Interior’s Grazing Rewrite Exposes a Trump Ethics Risk
Karen Budd-Falen says she is shaping grazing policy that benefits her family’s ranching interests, turning a land-management rewrite into a conflict case.
A top Trump Interior appointee has acknowledged she is involved in changes to grazing policy that benefit ranching businesses like her family’s, according to a video cited by
The Washington Post. That puts Karen Budd-Falen, Interior’s associate deputy secretary and the department’s third-ranking official, at the center of a simple power problem: the agency that controls federal grazing rules is being steered by someone with direct ranching interests. For readers tracking the broader fight over federal lands, this lands squarely in
US Politics and the management of
United States public lands.
The leverage point is policy, not rhetoric
Interior decides who gets access to grazing on federal land, how permits are administered, and how aggressively the department rewrites the rules. Budd-Falen’s leverage comes from that bureaucratic position, not from public speeches.
Public Domain reported that she returned to Interior with a broad ethics waiver issued on March 11, even though her family’s ranching holdings and related BLM grazing interests create direct and imputed financial stakes in those decisions. The same outlet reported that, in her first Trump term, she signed a recusal barring her from any discussion of grazing matters.
That is the core issue for ethics watchers: Interior is not just enforcing old rules, it is actively changing them. If the department’s leadership is loosening grazing restrictions while a senior appointee with ranching ties helps shape the outcome, the appearance of private benefit is unavoidable, and the legal exposure follows.
Ranchers gain; conservation groups get squeezed
The policy direction matters because the administration is pushing grazing to the forefront.
Capital Press reported that Interior and USDA agreed in a March 31 memorandum to “bring federal land grazing to the forefront,” speed permitting, and expand grazing-related access across vast stretches of federal land. That is a clear win for ranching interests that want cheaper, faster, and more durable access to public forage.
It is also why the backlash is predictable. The same policy shift alarms conservation groups that see grazing expansion as a threat to habitat, endangered species, and existing land-use rules.

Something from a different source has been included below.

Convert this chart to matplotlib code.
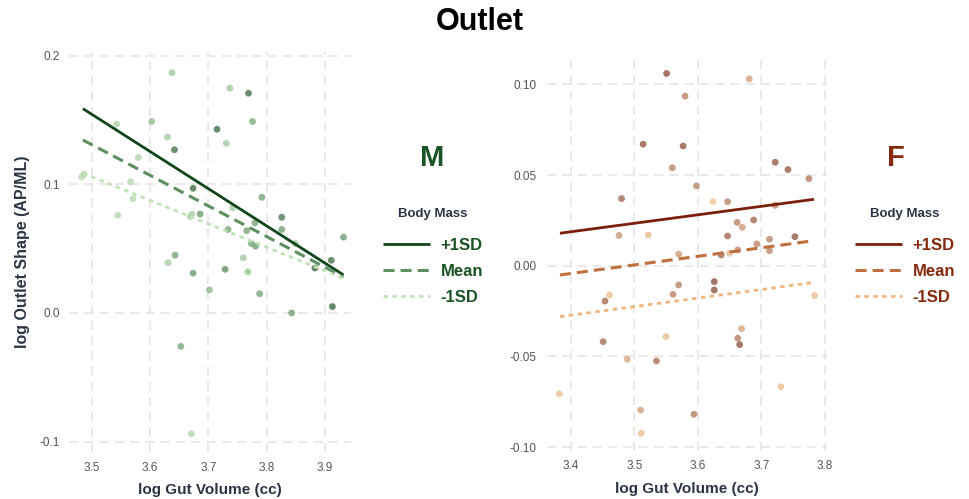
import matplotlib
matplotlib.use("Agg")
import matplotlib.pyplot as plt
from matplotlib.colors import LinearSegmentedColormap
import numpy as np

plt.rcParams['font.family'] = ['Liberation Sans', 'DejaVu Sans']

# ---- data: males (M) ----
m_x = [3.483, 3.487, 3.543, 3.545, 3.567, 3.571, 3.580, 3.603, 3.630, 3.638,
       3.642, 3.643, 3.631, 3.674, 3.672, 3.669, 3.686, 3.715, 3.731, 3.737,
       3.769, 3.776, 3.792, 3.734, 3.766, 3.774, 3.781, 3.780, 3.760, 3.742,
       3.826, 3.826, 3.849, 3.883, 3.911, 3.932, 3.674, 3.702, 3.729, 3.768,
       3.788, 3.913, 3.843, 3.653, 3.671]
m_y = [0.106, 0.108, 0.147, 0.076, 0.102, 0.089, 0.121, 0.149, 0.137, 0.187,
       0.127, 0.045, 0.039, 0.097, 0.077, 0.075, 0.077, 0.143, 0.132, 0.175,
       0.171, 0.149, 0.090, 0.065, 0.064, 0.054, 0.052, 0.070, 0.043, 0.082,
       0.0745, 0.065, 0.054, 0.035, 0.041, 0.059, 0.031, 0.018, 0.034, 0.032,
       0.015, 0.005, 0.000, -0.026, -0.094]
m_mass = [0.1, 0.1, 0.15, 0.1, 0.1, 0.1, 0.15, 0.35, 0.2, 0.25,
          0.9, 0.55, 0.2, 0.9, 0.15, 0.2, 0.6, 0.9, 0.2, 0.25,
          0.9, 0.5, 0.55, 0.55, 0.55, 0.55, 0.6, 0.55, 0.2, 0.2,
          0.85, 0.6, 0.25, 0.95, 0.9, 0.6, 0.6, 0.4, 0.7, 0.3,
          0.55, 0.95, 0.6, 0.55, 0.15]
m_line_x = [3.485, 3.932]
m_plus = [0.159, 0.0296]
m_mean = [0.1346, 0.028]
m_minus = [0.1087, 0.027]

# ---- data: females (F) ----
f_x = [3.551, 3.681, 3.580, 3.514, 3.577, 3.560, 3.598, 3.480, 3.476, 3.522,
       3.624, 3.647, 3.662, 3.670, 3.688, 3.647, 3.693, 3.713, 3.713, 3.722,
       3.722, 3.742, 3.775, 3.753, 3.637, 3.570, 3.650, 3.663, 3.570, 3.561,
       3.626, 3.626, 3.454, 3.461, 3.451, 3.489, 3.535, 3.550, 3.510, 3.511,
       3.594, 3.669, 3.663, 3.666, 3.731, 3.784, 3.382]
f_y = [0.106, 0.103, 0.0935, 0.067, 0.066, 0.054, 0.044, 0.037, 0.0167, 0.0169,
       0.0353, 0.0353, 0.0239, 0.0212, 0.0252, 0.0164, 0.012, 0.0146, 0.0083, 0.0333,
       0.057, 0.053, 0.048, 0.016, 0.0059, 0.0064, 0.0068, 0.0087, -0.0106, -0.0158,
       -0.0088, -0.0134, -0.0195, -0.0162, -0.0419, -0.0516, -0.0525, -0.0391, -0.0796, -0.0924,
       -0.0819, -0.0347, -0.040, -0.0435, -0.0667, -0.0165, -0.0707]
f_mass = [0.9, 0.35, 0.55, 0.85, 0.85, 0.55, 0.55, 0.75, 0.4, 0.15,
          0.05, 0.55, 0.55, 0.4, 0.75, 0.75, 0.55, 0.55, 0.55, 0.55,
          0.85, 0.85, 0.6, 0.85, 0.75, 0.4, 0.15, 0.55, 0.55, 0.55,
          0.9, 0.9, 0.7, 0.1, 0.7, 0.3, 0.7, 0.15, 0.35, 0.1,
          0.6, 0.3, 0.6, 0.9, 0.1, 0.1, 0.1]
f_line_x = [3.383, 3.783]
f_plus = [0.0179, 0.0366]
f_mean = [-0.0051, 0.0138]
f_minus = [-0.0281, -0.0092]

sd_labels = ['+1SD', 'Mean', '-1SD']

green_cmap = LinearSegmentedColormap.from_list('g', ['#c9e6c3', '#8db58d', '#4f7554'])
brown_cmap = LinearSegmentedColormap.from_list('b', ['#f7d3a9', '#c89a80', '#8e5a4c'])

W, H = 970, 499
fig = plt.figure(figsize=(W / 100, H / 100), dpi=100)


def px_axes(x0, y0, x1, y1):
    return fig.add_axes([x0 / W, 1 - y1 / H, (x1 - x0) / W, (y1 - y0) / H])


def style(ax, xticks, yticks, ylabels):
    ax.set_xticks(xticks)
    ax.set_yticks(yticks)
    ax.set_yticklabels(ylabels)
    for s in ax.spines.values():
        s.set_visible(False)
    ax.tick_params(length=0, labelsize=8.5, colors='#555555', pad=7)
    ax.grid(True, color='#e3e3e3', linestyle=(0, (6, 4)), linewidth=1.1)
    ax.set_axisbelow(True)
    ax.set_xlabel('log Gut Volume (cc)', fontsize=11, fontweight='bold',
                  color='#2b3445', labelpad=7)


def draw(ax, x, y, mass, cmap, lx, plus, mean, minus, colors):
    ax.scatter(x, y, c=mass, cmap=cmap, vmin=0, vmax=1, s=24, edgecolors='none',
               alpha=0.9, zorder=2)
    h1, = ax.plot(lx, plus, color=colors[0], lw=2.0, solid_capstyle='butt', zorder=3)
    h2, = ax.plot(lx, mean, color=colors[1], lw=2.2, dashes=(3.6, 2.0), zorder=3)
    h3, = ax.plot(lx, minus, color=colors[2], lw=2.0, dashes=(1.6, 1.6), zorder=3)
    return [h1, h2, h3]


m_colors = ['#11451b', '#5e8f60', '#bfe2b7']
f_colors = ['#7a1f0c', '#c0703f', '#f3b47c']

# left panel
ax1 = px_axes(69.5, 52.1, 351.1, 451.8)
hm = draw(ax1, m_x, m_y, m_mass, green_cmap, m_line_x, m_plus, m_mean, m_minus, m_colors)
ax1.set_xlim(3.462, 3.945)
ax1.set_ylim(-0.108, 0.203)
style(ax1, [3.5, 3.6, 3.7, 3.8, 3.9], [-0.1, 0.0, 0.1, 0.2], ['-0.1', '0.0', '0.1', '0.2'])
ax1.set_ylabel('log Outlet Shape (AP/ML)', fontsize=11.5, fontweight='bold',
               color='#2b3445', labelpad=7)

# right panel
ax2 = px_axes(546.6, 55.3, 827.3, 450.7)
hf = draw(ax2, f_x, f_y, f_mass, brown_cmap, f_line_x, f_plus, f_mean, f_minus, f_colors)
ax2.set_xlim(3.362, 3.804)
ax2.set_ylim(-0.102, 0.116)
style(ax2, [3.4, 3.5, 3.6, 3.7, 3.8], [-0.10, -0.05, 0.0, 0.05, 0.10],
      ['-0.10', '-0.05', '0.00', '0.05', '0.10'])

fig.text(480 / W, 1 - 22 / H, 'Outlet', ha='center', va='center',
         fontsize=22, fontweight='bold', color='black')

# side legends
for handles, sym, tcol, cx, lx in [(hm, 'M', '#1a5324', 432, 383), (hf, 'F', '#862a0f', 896, 855)]:
    fig.text(cx / W, 1 - 158 / H, sym, ha='center', va='center', fontsize=21,
             fontweight='bold', color=tcol)
    fig.text((lx + 50) / W, 1 - 214 / H, 'Body Mass', ha='center', va='center',
             fontsize=9.5, fontweight='bold', color='#2b3445')
    leg = fig.legend(handles, sd_labels, loc='upper left',
                     bbox_to_anchor=(lx / W, 1 - 238 / H), frameon=False,
                     handlelength=2.8, handletextpad=0.65,
                     labelspacing=0.65, borderaxespad=0, borderpad=0,
                     prop={'size': 12, 'weight': 'bold'})
    for t in leg.get_texts():
        t.set_color(tcol)

fig.savefig('out.png', dpi=100)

Center for Western Priorities has been warning for weeks that Budd-Falen’s prior work representing ranching interests and her current role at Interior create a standing conflict around grazing. The outlet also noted that she was already under scrutiny over her family’s ties to the Thacker Pass lithium mine, adding a second ethics shadow to the same official.
What to watch next
The next decision point is whether Interior releases the full waiver and whether the department’s inspector general or ethics office is forced into a formal review. Watch, too, for whether House Democrats escalate their requests for an internal probe, as
Public Domain reported they already have in the Thacker Pass matter. If this becomes a sustained oversight fight, Budd-Falen is the test case for how far Trump’s Interior will go in merging policy execution with personal industry ties.